• Available data:
________________
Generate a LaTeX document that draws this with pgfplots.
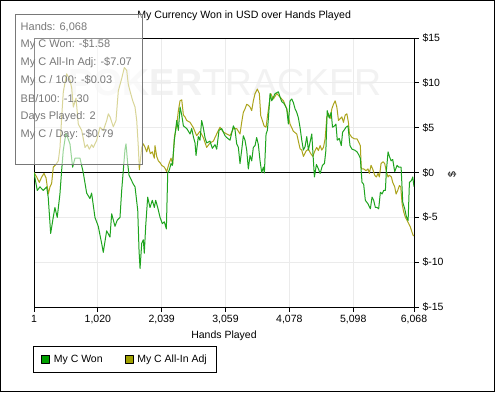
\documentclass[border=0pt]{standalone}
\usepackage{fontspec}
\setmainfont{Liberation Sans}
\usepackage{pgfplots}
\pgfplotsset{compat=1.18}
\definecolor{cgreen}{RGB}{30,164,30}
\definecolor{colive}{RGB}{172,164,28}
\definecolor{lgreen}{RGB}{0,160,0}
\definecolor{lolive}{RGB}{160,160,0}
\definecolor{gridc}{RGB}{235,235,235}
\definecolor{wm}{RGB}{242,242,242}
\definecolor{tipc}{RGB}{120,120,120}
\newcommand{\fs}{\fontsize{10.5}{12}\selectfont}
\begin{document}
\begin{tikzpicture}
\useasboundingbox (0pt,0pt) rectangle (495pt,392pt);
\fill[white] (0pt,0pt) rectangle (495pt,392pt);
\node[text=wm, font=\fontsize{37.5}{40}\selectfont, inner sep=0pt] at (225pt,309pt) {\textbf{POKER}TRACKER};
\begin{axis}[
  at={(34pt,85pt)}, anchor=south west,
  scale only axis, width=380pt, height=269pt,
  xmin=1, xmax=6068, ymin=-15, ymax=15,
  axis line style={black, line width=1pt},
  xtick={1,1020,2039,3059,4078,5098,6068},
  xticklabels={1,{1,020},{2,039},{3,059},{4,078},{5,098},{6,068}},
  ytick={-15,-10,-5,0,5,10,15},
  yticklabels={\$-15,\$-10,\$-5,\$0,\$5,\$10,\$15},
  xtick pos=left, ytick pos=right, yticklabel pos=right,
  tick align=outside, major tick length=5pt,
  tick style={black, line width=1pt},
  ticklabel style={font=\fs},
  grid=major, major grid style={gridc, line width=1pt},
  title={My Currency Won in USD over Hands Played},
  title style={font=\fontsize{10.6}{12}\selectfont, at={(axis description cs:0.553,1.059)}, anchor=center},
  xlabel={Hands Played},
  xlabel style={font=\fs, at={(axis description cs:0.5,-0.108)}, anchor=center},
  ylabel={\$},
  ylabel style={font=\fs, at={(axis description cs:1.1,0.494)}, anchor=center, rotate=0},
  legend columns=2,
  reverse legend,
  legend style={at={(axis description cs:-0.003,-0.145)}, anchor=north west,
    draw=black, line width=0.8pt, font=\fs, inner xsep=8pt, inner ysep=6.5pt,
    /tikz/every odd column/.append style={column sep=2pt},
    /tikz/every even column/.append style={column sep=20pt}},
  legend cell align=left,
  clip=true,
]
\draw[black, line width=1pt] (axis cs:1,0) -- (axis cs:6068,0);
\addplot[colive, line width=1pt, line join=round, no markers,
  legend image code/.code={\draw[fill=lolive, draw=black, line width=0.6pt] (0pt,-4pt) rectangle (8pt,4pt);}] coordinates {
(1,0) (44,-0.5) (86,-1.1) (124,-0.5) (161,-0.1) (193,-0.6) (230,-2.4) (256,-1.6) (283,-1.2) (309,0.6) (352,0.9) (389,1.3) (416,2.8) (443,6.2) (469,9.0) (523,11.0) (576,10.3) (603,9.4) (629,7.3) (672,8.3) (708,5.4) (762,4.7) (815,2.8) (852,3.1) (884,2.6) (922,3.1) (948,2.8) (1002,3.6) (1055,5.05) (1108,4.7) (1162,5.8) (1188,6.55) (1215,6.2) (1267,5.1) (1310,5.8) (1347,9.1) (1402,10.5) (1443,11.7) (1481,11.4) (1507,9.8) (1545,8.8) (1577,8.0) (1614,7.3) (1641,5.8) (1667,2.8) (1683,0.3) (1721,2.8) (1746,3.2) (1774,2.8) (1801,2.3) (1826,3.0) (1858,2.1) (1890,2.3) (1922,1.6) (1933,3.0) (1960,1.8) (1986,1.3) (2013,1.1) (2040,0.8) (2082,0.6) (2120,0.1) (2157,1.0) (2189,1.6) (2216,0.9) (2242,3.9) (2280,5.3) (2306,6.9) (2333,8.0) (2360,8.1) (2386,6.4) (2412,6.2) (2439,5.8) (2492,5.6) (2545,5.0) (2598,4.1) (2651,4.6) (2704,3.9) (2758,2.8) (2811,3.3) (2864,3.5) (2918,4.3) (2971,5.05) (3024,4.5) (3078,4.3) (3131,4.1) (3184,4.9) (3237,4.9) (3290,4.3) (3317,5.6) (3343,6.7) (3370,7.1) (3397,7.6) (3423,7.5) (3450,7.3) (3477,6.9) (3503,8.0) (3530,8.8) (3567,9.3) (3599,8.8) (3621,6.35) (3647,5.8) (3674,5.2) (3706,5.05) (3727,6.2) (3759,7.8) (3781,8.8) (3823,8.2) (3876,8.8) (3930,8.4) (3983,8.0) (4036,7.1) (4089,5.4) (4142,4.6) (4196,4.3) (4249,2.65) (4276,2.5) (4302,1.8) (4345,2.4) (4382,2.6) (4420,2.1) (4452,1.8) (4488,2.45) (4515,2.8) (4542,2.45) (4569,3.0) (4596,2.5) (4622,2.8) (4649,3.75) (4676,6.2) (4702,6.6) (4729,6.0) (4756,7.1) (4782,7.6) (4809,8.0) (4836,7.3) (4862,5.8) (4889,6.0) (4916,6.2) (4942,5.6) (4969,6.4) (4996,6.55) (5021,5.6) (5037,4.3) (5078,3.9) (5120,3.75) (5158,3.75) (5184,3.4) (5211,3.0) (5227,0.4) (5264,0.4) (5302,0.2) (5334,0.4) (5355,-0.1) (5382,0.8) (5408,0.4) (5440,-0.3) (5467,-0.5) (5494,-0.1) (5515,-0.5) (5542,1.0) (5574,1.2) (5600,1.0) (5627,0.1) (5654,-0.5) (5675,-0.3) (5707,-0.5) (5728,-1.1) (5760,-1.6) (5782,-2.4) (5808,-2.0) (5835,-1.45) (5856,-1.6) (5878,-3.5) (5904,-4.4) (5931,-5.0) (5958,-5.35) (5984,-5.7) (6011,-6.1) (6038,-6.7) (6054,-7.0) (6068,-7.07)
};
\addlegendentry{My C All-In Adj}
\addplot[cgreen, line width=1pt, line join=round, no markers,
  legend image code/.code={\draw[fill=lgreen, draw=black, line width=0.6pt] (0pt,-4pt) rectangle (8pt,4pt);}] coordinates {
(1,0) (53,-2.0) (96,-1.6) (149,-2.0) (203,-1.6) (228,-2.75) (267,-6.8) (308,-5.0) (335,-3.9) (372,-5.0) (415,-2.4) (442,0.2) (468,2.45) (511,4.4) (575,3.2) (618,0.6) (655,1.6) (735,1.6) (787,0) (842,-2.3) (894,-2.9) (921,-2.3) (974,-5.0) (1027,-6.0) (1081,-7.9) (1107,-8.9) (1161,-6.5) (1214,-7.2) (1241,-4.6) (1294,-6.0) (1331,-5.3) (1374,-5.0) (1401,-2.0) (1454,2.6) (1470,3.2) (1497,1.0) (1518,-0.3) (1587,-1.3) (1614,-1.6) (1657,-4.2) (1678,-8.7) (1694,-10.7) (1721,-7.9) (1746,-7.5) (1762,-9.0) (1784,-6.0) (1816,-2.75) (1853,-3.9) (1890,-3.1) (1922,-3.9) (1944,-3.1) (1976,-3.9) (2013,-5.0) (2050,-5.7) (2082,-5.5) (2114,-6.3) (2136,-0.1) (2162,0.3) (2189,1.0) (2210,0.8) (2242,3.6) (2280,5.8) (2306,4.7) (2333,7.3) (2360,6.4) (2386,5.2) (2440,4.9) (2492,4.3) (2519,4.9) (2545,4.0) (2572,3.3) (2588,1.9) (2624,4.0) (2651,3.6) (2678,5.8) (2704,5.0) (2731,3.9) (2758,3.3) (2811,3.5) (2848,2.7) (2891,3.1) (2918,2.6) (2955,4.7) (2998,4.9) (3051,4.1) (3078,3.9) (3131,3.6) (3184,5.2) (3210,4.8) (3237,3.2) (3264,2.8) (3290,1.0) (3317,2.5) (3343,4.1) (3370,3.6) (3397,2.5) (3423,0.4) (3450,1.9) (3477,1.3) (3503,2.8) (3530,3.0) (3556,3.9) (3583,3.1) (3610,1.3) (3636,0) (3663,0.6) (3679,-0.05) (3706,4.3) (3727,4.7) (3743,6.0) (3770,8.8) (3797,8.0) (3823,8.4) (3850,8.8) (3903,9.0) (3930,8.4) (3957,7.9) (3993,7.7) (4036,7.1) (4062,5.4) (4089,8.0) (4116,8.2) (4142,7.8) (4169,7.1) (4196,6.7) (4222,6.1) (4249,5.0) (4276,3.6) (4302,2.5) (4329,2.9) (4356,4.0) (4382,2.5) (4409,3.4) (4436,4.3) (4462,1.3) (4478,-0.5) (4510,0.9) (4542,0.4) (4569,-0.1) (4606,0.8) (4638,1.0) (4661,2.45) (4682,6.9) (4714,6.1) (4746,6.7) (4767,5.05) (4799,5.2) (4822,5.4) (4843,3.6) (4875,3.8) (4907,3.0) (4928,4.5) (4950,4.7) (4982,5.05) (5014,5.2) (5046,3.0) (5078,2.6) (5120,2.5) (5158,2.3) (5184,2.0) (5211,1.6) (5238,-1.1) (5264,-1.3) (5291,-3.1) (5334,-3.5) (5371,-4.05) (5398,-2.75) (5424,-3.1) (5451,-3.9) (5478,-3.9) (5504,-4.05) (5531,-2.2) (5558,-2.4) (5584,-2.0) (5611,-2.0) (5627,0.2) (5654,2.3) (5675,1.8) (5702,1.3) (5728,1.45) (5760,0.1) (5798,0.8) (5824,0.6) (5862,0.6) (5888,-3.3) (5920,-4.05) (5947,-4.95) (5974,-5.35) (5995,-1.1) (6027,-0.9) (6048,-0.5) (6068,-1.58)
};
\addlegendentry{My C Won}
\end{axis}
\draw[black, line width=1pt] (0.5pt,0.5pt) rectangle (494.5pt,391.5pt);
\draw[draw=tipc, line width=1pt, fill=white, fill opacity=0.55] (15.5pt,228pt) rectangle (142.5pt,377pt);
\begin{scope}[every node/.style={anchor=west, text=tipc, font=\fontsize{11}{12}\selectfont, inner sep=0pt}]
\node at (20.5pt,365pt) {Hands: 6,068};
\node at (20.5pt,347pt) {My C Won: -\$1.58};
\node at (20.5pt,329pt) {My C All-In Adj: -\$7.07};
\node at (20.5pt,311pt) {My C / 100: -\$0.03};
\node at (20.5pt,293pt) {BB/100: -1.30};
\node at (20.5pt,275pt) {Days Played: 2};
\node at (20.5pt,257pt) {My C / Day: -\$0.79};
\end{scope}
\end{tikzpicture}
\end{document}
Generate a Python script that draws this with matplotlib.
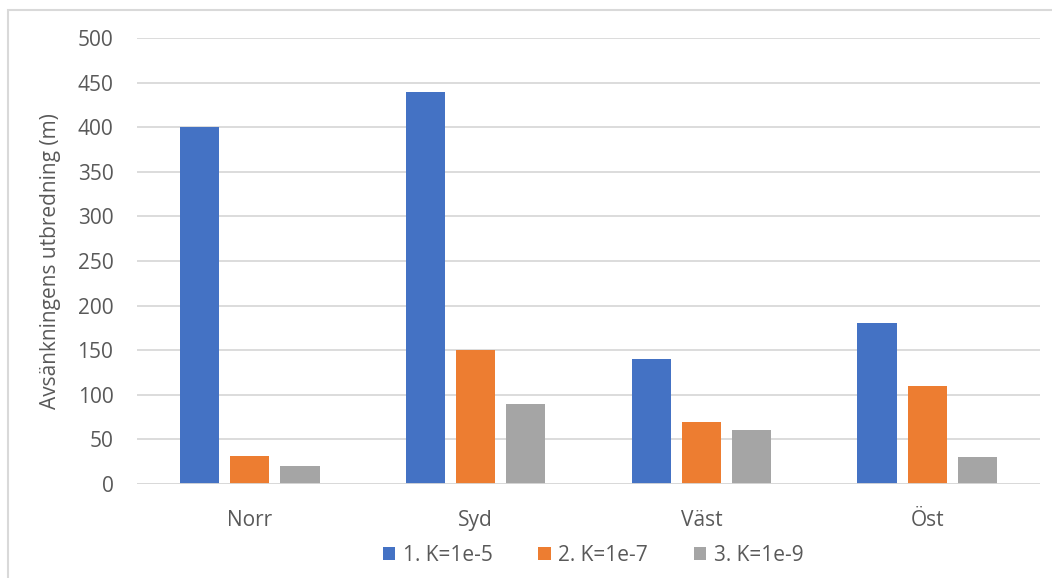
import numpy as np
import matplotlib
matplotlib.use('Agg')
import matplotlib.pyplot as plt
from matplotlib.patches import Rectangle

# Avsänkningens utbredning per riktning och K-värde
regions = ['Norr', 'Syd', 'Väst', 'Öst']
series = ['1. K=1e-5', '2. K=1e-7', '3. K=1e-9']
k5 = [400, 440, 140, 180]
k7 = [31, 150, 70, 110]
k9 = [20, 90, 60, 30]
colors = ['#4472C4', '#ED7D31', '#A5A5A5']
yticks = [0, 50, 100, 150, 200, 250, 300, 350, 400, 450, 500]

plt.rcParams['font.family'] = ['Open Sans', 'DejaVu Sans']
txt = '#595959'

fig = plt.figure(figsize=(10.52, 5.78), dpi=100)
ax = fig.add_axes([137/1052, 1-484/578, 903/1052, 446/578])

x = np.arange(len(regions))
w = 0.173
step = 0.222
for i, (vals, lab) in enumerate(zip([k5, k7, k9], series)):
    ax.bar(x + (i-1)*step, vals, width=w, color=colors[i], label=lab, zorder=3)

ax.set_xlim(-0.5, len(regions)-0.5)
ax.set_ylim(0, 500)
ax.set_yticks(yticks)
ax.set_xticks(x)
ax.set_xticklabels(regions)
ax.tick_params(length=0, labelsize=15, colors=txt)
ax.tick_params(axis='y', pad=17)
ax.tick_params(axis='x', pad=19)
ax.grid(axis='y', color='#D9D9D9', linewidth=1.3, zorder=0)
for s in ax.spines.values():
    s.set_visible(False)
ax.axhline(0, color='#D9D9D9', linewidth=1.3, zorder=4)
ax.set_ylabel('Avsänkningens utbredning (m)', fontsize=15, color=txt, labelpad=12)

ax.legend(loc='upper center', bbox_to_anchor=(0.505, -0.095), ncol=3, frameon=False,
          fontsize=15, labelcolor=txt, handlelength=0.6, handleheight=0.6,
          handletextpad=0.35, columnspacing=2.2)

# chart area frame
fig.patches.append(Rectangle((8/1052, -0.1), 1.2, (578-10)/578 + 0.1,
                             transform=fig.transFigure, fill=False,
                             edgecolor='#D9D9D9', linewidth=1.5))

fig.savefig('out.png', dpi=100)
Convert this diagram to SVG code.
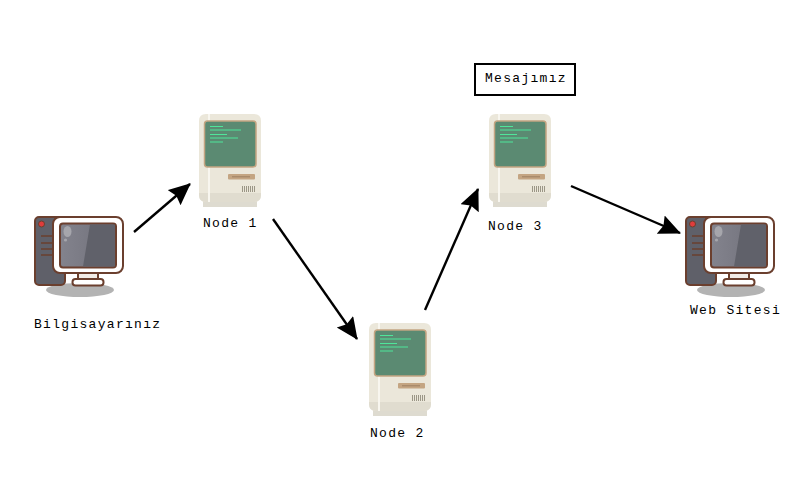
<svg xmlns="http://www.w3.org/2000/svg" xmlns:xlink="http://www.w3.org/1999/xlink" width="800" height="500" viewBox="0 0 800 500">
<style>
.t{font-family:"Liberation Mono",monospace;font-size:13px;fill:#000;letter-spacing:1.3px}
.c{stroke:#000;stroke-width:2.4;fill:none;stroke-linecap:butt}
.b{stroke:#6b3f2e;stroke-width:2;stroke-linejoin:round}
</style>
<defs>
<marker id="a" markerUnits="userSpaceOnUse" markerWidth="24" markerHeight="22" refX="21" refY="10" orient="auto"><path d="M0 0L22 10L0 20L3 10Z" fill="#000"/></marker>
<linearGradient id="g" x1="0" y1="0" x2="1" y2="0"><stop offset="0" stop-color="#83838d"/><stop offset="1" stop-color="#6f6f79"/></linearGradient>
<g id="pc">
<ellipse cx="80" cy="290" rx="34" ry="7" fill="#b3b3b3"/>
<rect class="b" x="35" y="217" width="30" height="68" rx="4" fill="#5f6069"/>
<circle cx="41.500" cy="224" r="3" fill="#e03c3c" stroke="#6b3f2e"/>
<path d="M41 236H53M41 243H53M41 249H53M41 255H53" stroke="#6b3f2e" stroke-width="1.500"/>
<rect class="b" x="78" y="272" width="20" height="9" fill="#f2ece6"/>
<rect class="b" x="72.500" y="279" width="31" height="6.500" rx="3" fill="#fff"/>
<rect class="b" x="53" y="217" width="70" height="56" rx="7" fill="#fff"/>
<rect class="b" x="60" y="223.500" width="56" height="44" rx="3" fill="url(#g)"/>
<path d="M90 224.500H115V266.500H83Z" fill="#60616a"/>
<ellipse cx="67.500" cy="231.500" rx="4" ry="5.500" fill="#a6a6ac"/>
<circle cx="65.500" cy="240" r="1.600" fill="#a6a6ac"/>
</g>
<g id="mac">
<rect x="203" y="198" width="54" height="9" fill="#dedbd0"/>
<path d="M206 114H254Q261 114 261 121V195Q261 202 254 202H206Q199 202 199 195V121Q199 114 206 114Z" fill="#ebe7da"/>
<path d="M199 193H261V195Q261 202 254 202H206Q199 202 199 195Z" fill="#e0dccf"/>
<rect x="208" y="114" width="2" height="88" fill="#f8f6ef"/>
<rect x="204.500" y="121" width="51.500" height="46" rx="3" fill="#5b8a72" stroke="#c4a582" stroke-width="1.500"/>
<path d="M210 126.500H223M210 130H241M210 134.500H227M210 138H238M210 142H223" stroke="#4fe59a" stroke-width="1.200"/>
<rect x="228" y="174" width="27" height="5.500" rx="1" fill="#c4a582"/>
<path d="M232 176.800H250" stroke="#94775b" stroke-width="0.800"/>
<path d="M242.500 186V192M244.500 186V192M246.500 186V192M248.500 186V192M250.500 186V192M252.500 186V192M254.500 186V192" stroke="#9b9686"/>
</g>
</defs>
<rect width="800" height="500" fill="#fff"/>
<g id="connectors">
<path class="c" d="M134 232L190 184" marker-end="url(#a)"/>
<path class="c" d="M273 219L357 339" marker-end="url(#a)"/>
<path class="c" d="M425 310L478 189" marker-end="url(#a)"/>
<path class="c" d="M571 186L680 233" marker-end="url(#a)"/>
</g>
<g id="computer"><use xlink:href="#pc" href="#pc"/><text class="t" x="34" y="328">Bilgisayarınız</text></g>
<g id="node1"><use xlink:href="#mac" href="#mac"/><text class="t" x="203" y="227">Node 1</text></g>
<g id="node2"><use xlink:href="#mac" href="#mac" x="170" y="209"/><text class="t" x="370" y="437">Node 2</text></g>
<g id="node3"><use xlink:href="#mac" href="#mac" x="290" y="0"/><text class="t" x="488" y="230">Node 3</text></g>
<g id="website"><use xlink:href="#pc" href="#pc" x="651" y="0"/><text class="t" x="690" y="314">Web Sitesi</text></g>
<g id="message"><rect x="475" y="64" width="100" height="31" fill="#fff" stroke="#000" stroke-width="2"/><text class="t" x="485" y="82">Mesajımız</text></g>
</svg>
________________
Leaving out all pictures, set down exactly the lines of the material above, from the line with "Generate a Python" to the line with "handletextpad=0.35, columnspacing=2.2)" inclusive, and no others.

Generate a Python script that draws this with matplotlib.
import numpy as np
import matplotlib
matplotlib.use('Agg')
import matplotlib.pyplot as plt
from matplotlib.patches import Rectangle

# Avsänkningens utbredning per riktning och K-värde
regions = ['Norr', 'Syd', 'Väst', 'Öst']
series = ['1. K=1e-5', '2. K=1e-7', '3. K=1e-9']
k5 = [400, 440, 140, 180]
k7 = [31, 150, 70, 110]
k9 = [20, 90, 60, 30]
colors = ['#4472C4', '#ED7D31', '#A5A5A5']
yticks = [0, 50, 100, 150, 200, 250, 300, 350, 400, 450, 500]

plt.rcParams['font.family'] = ['Open Sans', 'DejaVu Sans']
txt = '#595959'

fig = plt.figure(figsize=(10.52, 5.78), dpi=100)
ax = fig.add_axes([137/1052, 1-484/578, 903/1052, 446/578])

x = np.arange(len(regions))
w = 0.173
step = 0.222
for i, (vals, lab) in enumerate(zip([k5, k7, k9], series)):
    ax.bar(x + (i-1)*step, vals, width=w, color=colors[i], label=lab, zorder=3)

ax.set_xlim(-0.5, len(regions)-0.5)
ax.set_ylim(0, 500)
ax.set_yticks(yticks)
ax.set_xticks(x)
ax.set_xticklabels(regions)
ax.tick_params(length=0, labelsize=15, colors=txt)
ax.tick_params(axis='y', pad=17)
ax.tick_params(axis='x', pad=19)
ax.grid(axis='y', color='#D9D9D9', linewidth=1.3, zorder=0)
for s in ax.spines.values():
    s.set_visible(False)
ax.axhline(0, color='#D9D9D9', linewidth=1.3, zorder=4)
ax.set_ylabel('Avsänkningens utbredning (m)', fontsize=15, color=txt, labelpad=12)

ax.legend(loc='upper center', bbox_to_anchor=(0.505, -0.095), ncol=3, frameon=False,
          fontsize=15, labelcolor=txt, handlelength=0.6, handleheight=0.6,
          handletextpad=0.35, columnspacing=2.2)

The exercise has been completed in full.